Code that draws figures:
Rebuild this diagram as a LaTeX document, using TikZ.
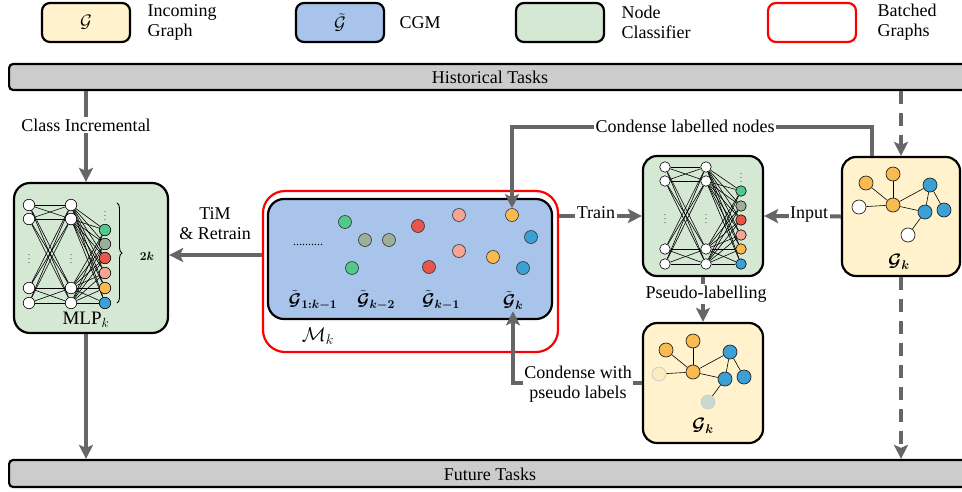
\RequirePackage{fix-cm}
\documentclass[tikz,border=0pt]{standalone}
\usepackage{fontspec}
\setmainfont{Liberation Serif}
\usepackage{bm}
\usetikzlibrary{arrows.meta,decorations.pathreplacing,calc}
\definecolor{cyel}{HTML}{FFF2CC}
\definecolor{cblu}{HTML}{A9C4EB}
\definecolor{cgrn}{HTML}{D5E8D4}
\definecolor{cbar}{HTML}{CCCCCC}
\definecolor{carr}{HTML}{666666}
\definecolor{nG}{HTML}{52C98A}
\definecolor{nS}{HTML}{9CAF98}
\definecolor{nR}{HTML}{E8564A}
\definecolor{nP}{HTML}{F5A593}
\definecolor{nO}{HTML}{F9BB4F}
\definecolor{nB}{HTML}{3AA0D5}
\definecolor{nFY}{HTML}{FBEBBE}
\definecolor{nFG}{HTML}{C8D9CF}
\pgfdeclarelayer{bg}\pgfdeclarelayer{edges}
\pgfsetlayers{bg,edges,main}
\tikzset{
  box/.style={draw=black, line width=2.2pt, rounded corners=#1, inner sep=0pt},
  txt/.style={font=\fontsize{18}{20}\selectfont, inner sep=1.5pt},
  lbl/.style={txt, fill=white},
  arr/.style={draw=carr, line width=4pt, -{Stealth[length=14pt,width=14pt,inset=3pt]}},
  dsh/.style={arr, dash pattern=on 13pt off 9pt},
  nn/.style={circle, draw=black, line width=0.6pt, inner sep=0pt, minimum size=#1},
  gn/.style={circle, draw=black!85, line width=0.7pt, inner sep=0pt, minimum size=14pt},
  cg/.style={circle, draw=black!80, line width=0.6pt, inner sep=0pt, minimum size=13pt, fill=#1},
  ed/.style={line width=0.6pt, black},
  vd/.style={font=\fontsize{8}{8}\selectfont, inner sep=0pt},
  mlab/.style={font=\fontsize{17}{20}\selectfont, inner sep=0pt},
}
\newcommand\drawgk[5]{%
  \begin{scope}[shift={(#2,#3)}]
    \node[gn, fill=nO] (#1A) at (866,183) {};
    \node[gn, fill=nO] (#1B) at (893,174) {};
    \node[gn, #4] (#1C) at (859,207) {};
    \node[gn, fill=nO] (#1D) at (893,205) {};
    \node[gn, fill=nB] (#1E) at (930,185) {};
    \node[gn, fill=nB] (#1F) at (925,212) {};
    \node[gn, fill=nB] (#1G) at (944,210) {};
    \node[gn, #5] (#1H) at (908,235) {};
  \end{scope}
  \begin{pgfonlayer}{edges}
    \foreach \a/\b in {A/D,B/D,C/D,D/E,D/F,E/F,E/G,F/H} \draw[ed] (#1\a) -- (#1\b);
  \end{pgfonlayer}
}
\begin{document}
\begin{tikzpicture}[x=1pt,y=-1pt]
\useasboundingbox (0,0) rectangle (962,491);

% ---------- boxes (background layer) ----------
\begin{pgfonlayer}{bg}
  % legend
  \node[box=8pt, fill=cyel, minimum width=88pt, minimum height=39pt] (lg1) at (86,22.5) {\fontsize{18}{20}\selectfont$\mathcal{G}$};
  \node[box=8pt, fill=cblu, minimum width=88pt, minimum height=39pt] (lg2) at (340,22.5) {\fontsize{18}{20}\selectfont$\tilde{\mathcal{G}}$};
  \node[box=8pt, fill=cgrn, minimum width=88pt, minimum height=39pt] (lg3) at (560,22.5) {};
  \node[box=8pt, draw=red, fill=white, minimum width=88pt, minimum height=39pt] (lg4) at (812,22.5) {};
  % bars
  \node[box=4pt, fill=cbar, minimum width=975pt, minimum height=26pt, anchor=west] (hist) at (8,77) {};
  \node[box=4pt, fill=cbar, minimum width=975pt, minimum height=27pt, anchor=west] (fut) at (8,473.5) {};
  % main boxes
  \node[box=16pt, fill=cgrn, minimum width=154pt, minimum height=150pt] (mlp) at (91,258) {};
  \node[box=22pt, draw=red, fill=white, minimum width=295pt, minimum height=161pt] (red) at (410.5,271.5) {};
  \node[box=16pt, fill=cblu, minimum width=284pt, minimum height=120pt] (cgm) at (410,259) {};
  \node[box=14pt, fill=cgrn, minimum width=120pt, minimum height=120pt] (cls) at (703,216) {};
  \node[box=14pt, fill=cyel, minimum width=118pt, minimum height=119pt] (g1) at (901,216.5) {};
  \node[box=14pt, fill=cyel, minimum width=120pt, minimum height=120pt] (g2) at (703,383) {};
\end{pgfonlayer}

% ---------- legend texts ----------
\node[txt, anchor=west, align=left] at (146,22.5) {Incoming\\Graph};
\node[txt, anchor=west] at (398,23) {CGM};
\node[txt, anchor=west, align=left] at (620,22.5) {Node\\Classifier};
\node[txt, anchor=west, align=left] at (876,22.5) {Batched\\Graphs};
\node[txt] at (490,77) {Historical Tasks};
\node[txt] at (490,474) {Future Tasks};

% ---------- left MLP ----------
\foreach \y [count=\i] in {205,219,288,303} {
  \node[nn=11.5pt, fill=white] (La\i) at (29,\y) {};
  \node[nn=11.5pt, fill=white] (Lb\i) at (71,\y) {};
}
\foreach \y/\c [count=\i] in {230/nG,244/nS,258/nR,273/nP,288/nO,303/nB}
  \node[nn=11.5pt, fill=\c] (Lc\i) at (105,\y) {};
\begin{pgfonlayer}{edges}
  \foreach \i in {1,...,4} {
    \foreach \j in {1,...,4} \draw[ed] (La\i) -- (Lb\j);
    \foreach \j in {1,...,6} \draw[ed] (Lb\i) -- (Lc\j);
  }
\end{pgfonlayer}
\node[vd] (Ld1) at (29,256) {$\vdots$};
\node[vd] (Ld2) at (71,256) {$\vdots$};
\node[vd] (Ld3) at (105,213) {$\vdots$};
\draw[decorate, decoration={brace, amplitude=5pt}, line width=0.9pt] (117,203) -- (117,303);
\node[font=\fontsize{12}{12}\selectfont] (twok) at (147,256) {$\bm{2k}$};
\node[font=\fontsize{19}{20}\selectfont] (mlpl) at (86,320) {$\mathrm{MLP}_k$};

% ---------- right classifier ----------
\foreach \y [count=\i] in {167,181,249,264} {
  \node[nn=10.5pt, fill=white] (Ra\i) at (665,\y) {};
  \node[nn=10.5pt, fill=white] (Rb\i) at (706,\y) {};
}
\foreach \y/\c [count=\i] in {191/nG,206/nS,220/nR,235/nP,249/nO,264/nB}
  \node[nn=10.5pt, fill=\c] (Rc\i) at (741,\y) {};
\begin{pgfonlayer}{edges}
  \foreach \i in {1,...,4} {
    \foreach \j in {1,...,4} \draw[ed] (Ra\i) -- (Rb\j);
    \foreach \j in {1,...,6} \draw[ed] (Rb\i) -- (Rc\j);
  }
\end{pgfonlayer}
\node[vd] (Rd1) at (665,216) {$\vdots$};
\node[vd] (Rd2) at (706,216) {$\vdots$};
\node[vd] (Rd3) at (741,175) {$\vdots$};

% ---------- CGM dots ----------
\foreach \x/\y/\c [count=\i] in {345/222/nG,365/240/nS,389/240/nS,352/268/nG,418/226/nR,429/267/nR,459/215/nP,459/251/nP,512/215/nO,531/237/nB,493/257/nO,523/268/nB}
  \node[cg=\c] (c\i) at (\x,\y) {};
\node[font=\fontsize{12}{12}\selectfont, inner sep=0pt] (dots) at (308,245) {..........};
\node[mlab] (l1) at (313,300) {$\bm{\tilde{\mathcal{G}}_{1:k-1}}$};
\node[mlab] (l2) at (376,300) {$\bm{\tilde{\mathcal{G}}_{k-2}}$};
\node[mlab] (l3) at (441,300) {$\bm{\tilde{\mathcal{G}}_{k-1}}$};
\node[mlab, inner sep=2pt] (l4) at (513,300) {$\bm{\tilde{\mathcal{G}}_{k}}$};
\node[font=\fontsize{20}{22}\selectfont] (mk) at (318,336) {$\mathcal{M}_k$};

% ---------- graphs ----------
\drawgk{T}{0}{0}{fill=white}{fill=white}
\drawgk{B}{-200}{167}{fill=nFY, draw=black!20}{fill=nFG, draw=black!20}
\node[font=\fontsize{18}{20}\selectfont] (gk1) at (899,262) {$\bm{\mathcal{G}_k}$};
\node[font=\fontsize{18}{20}\selectfont] (gk2) at (703,426) {$\bm{\mathcal{G}_k}$};

% ---------- connectors ----------
\coordinate (cx) at (86,0);
\coordinate (ty) at (0,255);
\coordinate (cxa) at (872,0);
\coordinate (cly) at (0,127);
\draw[arr] (hist.south -| cx) -- (mlp.north -| cx);
\draw[arr] (mlp.south -| cx) -- (fut.north -| cx);
\draw[arr] (red.west |- ty) -- (mlp.east |- ty);
\draw[arr] (red.east |- cls.west) -- (cls.west);
\draw[arr] (g1.west) -- (cls.east);
\draw[dsh] (hist.south -| g1.north) -- (g1.north);
\draw[dsh] (g1.south) -- (fut.north -| g1.south);
\draw[arr] (g1.north -| cxa) |- (cly -| c9.north) -- (c9.north);
\draw[arr] (cls.south) -- (g2.north);
\draw[arr] (g2.west) -| (l4.south);

% ---------- connector labels ----------
\node[lbl] at (86,125) {Class Incremental};
\node[txt, align=center] at (215,224) {TiM\\\& Retrain};
\node[lbl] at (596,213) {Train};
\node[lbl] at (809,215) {Input};
\node[lbl] at (685,126) {Condense labelled nodes};
\node[lbl] at (706,294) {Pseudo-labelling};
\node[lbl, align=center] at (578,384) {Condense with\\pseudo labels};
\end{tikzpicture}
\end{document}
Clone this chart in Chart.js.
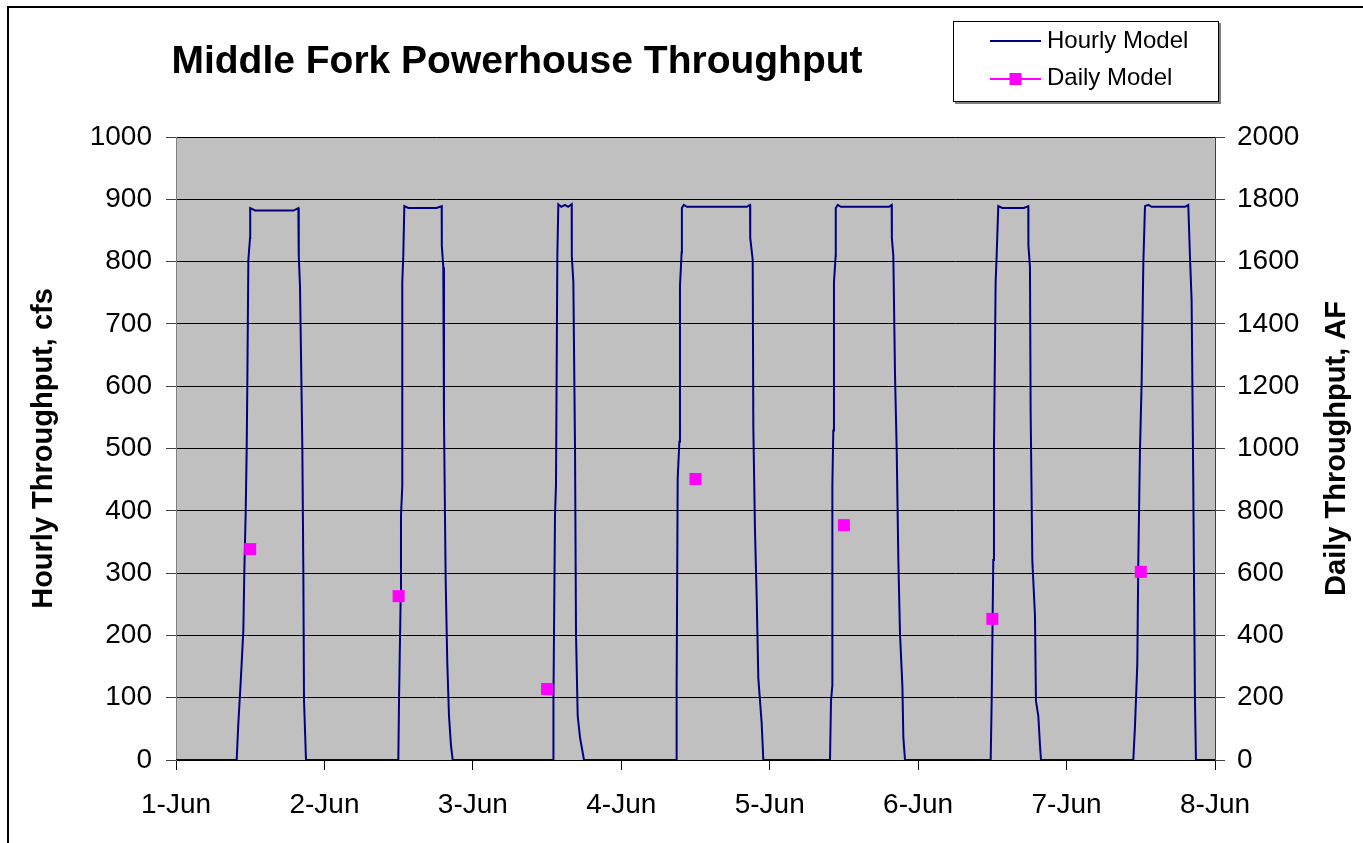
<!DOCTYPE html>
<html>
<head>
<meta charset="utf-8">
<script src="https://cdn.jsdelivr.net/npm/chart.js@4.4.1/dist/chart.umd.min.js"></script>
<style>
html,body{margin:0;padding:0;background:#fff;}
#wrap{width:1363px;height:843px;position:relative;}
</style>
</head>
<body>
<div id="wrap"><canvas id="c"></canvas></div>
<script>
// ---- data ----
const chartTitle = "Middle Fork Powerhouse Throughput";
const xTickLabels = ["1-Jun","2-Jun","3-Jun","4-Jun","5-Jun","6-Jun","7-Jun","8-Jun"];
const leftAxisTitle = "Hourly Throughput, cfs";
const rightAxisTitle = "Daily Throughput, AF";
const seriesNames = ["Hourly Model","Daily Model"];

// hours since 1-Jun 00:00
const hourlyHours = [
  0,
  9.81,10.08,10.46,10.89,11.05,11.27,11.43,11.53,11.70,11.97,12.0,12.8,19.0,19.78,19.85,20.05,20.32,20.43,20.59,20.70,21.02,
  35.95,36.06,36.33,36.38,36.59,36.59,36.75,36.92,37.56,42.15,42.96,42.98,43.22,43.33,43.60,43.87,44.14,44.46,44.74,
  61.01,61.03,61.28,61.44,61.66,61.82,62.3,62.9,63.4,63.98,64.0,64.25,64.52,64.68,64.95,65.33,65.97,
  80.85,80.95,81.12,81.39,81.49,81.76,81.8,82.1,82.6,92.28,92.82,92.85,93.25,93.35,93.62,93.89,94.16,94.7,94.97,
  105.75,105.91,106.12,106.13,106.28,106.39,106.66,106.68,107.0,107.5,115.3,115.72,115.75,115.99,116.26,116.53,116.8,117.07,117.45,117.61,117.88,
  131.73,131.89,132.15,132.26,132.53,132.69,132.96,133.6,137.1,137.81,137.83,138.08,138.19,138.46,138.89,139.05,139.43,139.7,139.86,
  154.79,155.06,155.44,155.6,155.87,156.14,156.41,156.68,157.22,157.76,163.15,163.68,163.95,164.22,164.48,164.76,164.92,
  168
];
const hourlyCfs = [
  0,
  0,59,125,208,303,398,499,600,803,838,886,882,882,886,809,761,577,499,303,95,0,
  0,95,262,392,440,767,809,889,886,886,889,826,791,547,291,155,71,24,0,
  0,95,392,440,809,892,888,891,888,892,809,767,499,202,71,36,0,
  0,119,452,511,761,815,886,891,888,888,891,838,803,535,369,262,131,59,0,
  0,95,119,440,529,767,809,886,891,888,888,891,838,809,618,499,321,202,119,36,0,
  0,95,321,499,767,809,889,886,886,889,826,791,559,321,232,95,71,24,0,
  0,54,155,321,499,606,797,889,891,888,888,891,809,737,452,95,0,
  0
];

const dailyHours = [12,36,60,84,108,132,156];
const dailyAF = [677,526,228,902,754,453,604];

const leftTicks = {min:0,max:1000,step:100};
const rightTicks = {min:0,max:2000,step:200};

// ---- build ----
const hourlyData = hourlyHours.map((h,i)=>({x:h,y:hourlyCfs[i]}));
const dailyData = dailyHours.map((h,i)=>({x:h,y:dailyAF[i]}));

const FONT = "'Liberation Sans', Arial, sans-serif";

const decor = {
  id:'decor',
  beforeDraw(chart){
    const ctx = chart.ctx, a = chart.chartArea;
    ctx.save();
    ctx.fillStyle = '#ffffff';
    ctx.fillRect(0,0,chart.width,chart.height);
    ctx.fillStyle = '#c0c0c0';
    ctx.fillRect(a.left,a.top,a.right-a.left,a.bottom-a.top);
    // outer frame
    ctx.strokeStyle = '#000';
    ctx.lineWidth = 2;
    ctx.beginPath();
    ctx.moveTo(8, chart.height+5);
    ctx.lineTo(8, 7);
    ctx.lineTo(chart.width+5, 7);
    ctx.stroke();
    ctx.restore();
  },
  afterDraw(chart){
    const ctx = chart.ctx, a = chart.chartArea;
    ctx.save();
    // title
    ctx.fillStyle = '#000';
    ctx.font = "bold 39px " + FONT;
    ctx.textAlign = 'center';
    ctx.textBaseline = 'middle';
    ctx.fillText(chartTitle, 517, 62);
    // axis titles
    ctx.font = "bold 29px " + FONT;
    const cy = (a.top + a.bottom)/2;
    ctx.save();
    ctx.translate(44, cy);
    ctx.rotate(-Math.PI/2);
    ctx.fillText(leftAxisTitle, 0, 0);
    ctx.restore();
    ctx.save();
    ctx.translate(1337, cy);
    ctx.rotate(-Math.PI/2);
    ctx.fillText(rightAxisTitle, 0, 0);
    ctx.restore();
    // legend box
    ctx.fillStyle = '#808080';
    ctx.fillRect(955, 23, 266, 81);
    ctx.fillStyle = '#fff';
    ctx.fillRect(953, 21, 266, 81);
    ctx.strokeStyle = '#000';
    ctx.lineWidth = 1;
    ctx.strokeRect(953.5, 21.5, 265, 80);
    // entries
    ctx.lineWidth = 2;
    ctx.strokeStyle = '#000080';
    ctx.beginPath(); ctx.moveTo(990, 41); ctx.lineTo(1041, 41); ctx.stroke();
    ctx.strokeStyle = '#ff00ff';
    ctx.beginPath(); ctx.moveTo(990, 79); ctx.lineTo(1041, 79); ctx.stroke();
    ctx.fillStyle = '#ff00ff';
    ctx.fillRect(1009.5, 73, 12, 12);
    ctx.fillStyle = '#000';
    ctx.font = "24px " + FONT;
    ctx.textAlign = 'left';
    ctx.textBaseline = 'middle';
    ctx.fillText(seriesNames[0], 1047, 41);
    ctx.fillText(seriesNames[1], 1047, 78);
    ctx.restore();
  }
};

new Chart(document.getElementById('c'), {
  type:'line',
  data:{
    datasets:[
      {
        label:seriesNames[1],
        data:dailyData,
        yAxisID:'y1',
        showLine:false,
        pointStyle:'rect',
        pointRadius:8.5,
        pointBackgroundColor:'#ff00ff',
        pointBorderColor:'#ff00ff',
        pointBorderWidth:0,
        order:0
      },
      {
        label:seriesNames[0],
        data:hourlyData,
        yAxisID:'y',
        borderColor:'#000080',
        borderWidth:2,
        pointRadius:0,
        tension:0,
        fill:false,
        order:1
      }
    ]
  },
  plugins:[decor],
  options:{
    responsive:true,
    maintainAspectRatio:false,
    animation:false,
    layout:{padding:{top:137,left:0,right:0,bottom:0}},
    plugins:{legend:{display:false},title:{display:false},tooltip:{enabled:false}},
    scales:{
      x:{
        type:'linear',
        min:0,max:168,
        afterFit(s){ s.height = 83; },
        afterBuildTicks(s){ s.ticks = xTickLabels.map((l,i)=>({value:i*24})); },
        ticks:{
          stepSize:24,
          autoSkip:false,
          maxRotation:0,
          color:'#000',
          padding:18,
          font:{family:FONT,size:28},
          callback:(v)=>xTickLabels[Math.round(v/24)]
        },
        grid:{drawOnChartArea:false,tickLength:10,tickColor:'#000',color:'#000'},
        border:{color:'#000',width:1}
      },
      y:{
        position:'left',
        min:leftTicks.min,max:leftTicks.max,
        afterFit(s){ s.width = 176; },
        ticks:{stepSize:leftTicks.step,color:'#000',padding:14,font:{family:FONT,size:28},callback:(v)=>String(v)},
        grid:{color:'#000',lineWidth:1,tickLength:10,tickColor:'#404040'},
        border:{color:'#808080',width:1}
      },
      y1:{
        position:'right',
        min:rightTicks.min,max:rightTicks.max,
        afterFit(s){ s.width = 148; },
        ticks:{stepSize:rightTicks.step,color:'#000',padding:12,font:{family:FONT,size:28},callback:(v)=>String(v)},
        grid:{drawOnChartArea:false,tickLength:10,tickColor:'#404040'},
        border:{color:'#404040',width:1}
      }
    }
  }
});
</script>
</body>
</html>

- **Problem requirements**:
Transcribe the entries from their first line to the line that holds "(0,0) rectangle (962,491);", both included, and skip every picture.

- **Written answer**:
Rebuild this diagram as a LaTeX document, using TikZ.
\RequirePackage{fix-cm}
\documentclass[tikz,border=0pt]{standalone}
\usepackage{fontspec}
\setmainfont{Liberation Serif}
\usepackage{bm}
\usetikzlibrary{arrows.meta,decorations.pathreplacing,calc}
\definecolor{cyel}{HTML}{FFF2CC}
\definecolor{cblu}{HTML}{A9C4EB}
\definecolor{cgrn}{HTML}{D5E8D4}
\definecolor{cbar}{HTML}{CCCCCC}
\definecolor{carr}{HTML}{666666}
\definecolor{nG}{HTML}{52C98A}
\definecolor{nS}{HTML}{9CAF98}
\definecolor{nR}{HTML}{E8564A}
\definecolor{nP}{HTML}{F5A593}
\definecolor{nO}{HTML}{F9BB4F}
\definecolor{nB}{HTML}{3AA0D5}
\definecolor{nFY}{HTML}{FBEBBE}
\definecolor{nFG}{HTML}{C8D9CF}
\pgfdeclarelayer{bg}\pgfdeclarelayer{edges}
\pgfsetlayers{bg,edges,main}
\tikzset{
  box/.style={draw=black, line width=2.2pt, rounded corners=#1, inner sep=0pt},
  txt/.style={font=\fontsize{18}{20}\selectfont, inner sep=1.5pt},
  lbl/.style={txt, fill=white},
  arr/.style={draw=carr, line width=4pt, -{Stealth[length=14pt,width=14pt,inset=3pt]}},
  dsh/.style={arr, dash pattern=on 13pt off 9pt},
  nn/.style={circle, draw=black, line width=0.6pt, inner sep=0pt, minimum size=#1},
  gn/.style={circle, draw=black!85, line width=0.7pt, inner sep=0pt, minimum size=14pt},
  cg/.style={circle, draw=black!80, line width=0.6pt, inner sep=0pt, minimum size=13pt, fill=#1},
  ed/.style={line width=0.6pt, black},
  vd/.style={font=\fontsize{8}{8}\selectfont, inner sep=0pt},
  mlab/.style={font=\fontsize{17}{20}\selectfont, inner sep=0pt},
}
\newcommand\drawgk[5]{%
  \begin{scope}[shift={(#2,#3)}]
    \node[gn, fill=nO] (#1A) at (866,183) {};
    \node[gn, fill=nO] (#1B) at (893,174) {};
    \node[gn, #4] (#1C) at (859,207) {};
    \node[gn, fill=nO] (#1D) at (893,205) {};
    \node[gn, fill=nB] (#1E) at (930,185) {};
    \node[gn, fill=nB] (#1F) at (925,212) {};
    \node[gn, fill=nB] (#1G) at (944,210) {};
    \node[gn, #5] (#1H) at (908,235) {};
  \end{scope}
  \begin{pgfonlayer}{edges}
    \foreach \a/\b in {A/D,B/D,C/D,D/E,D/F,E/F,E/G,F/H} \draw[ed] (#1\a) -- (#1\b);
  \end{pgfonlayer}
}
\begin{document}
\begin{tikzpicture}[x=1pt,y=-1pt]
\useasboundingbox (0,0) rectangle (962,491);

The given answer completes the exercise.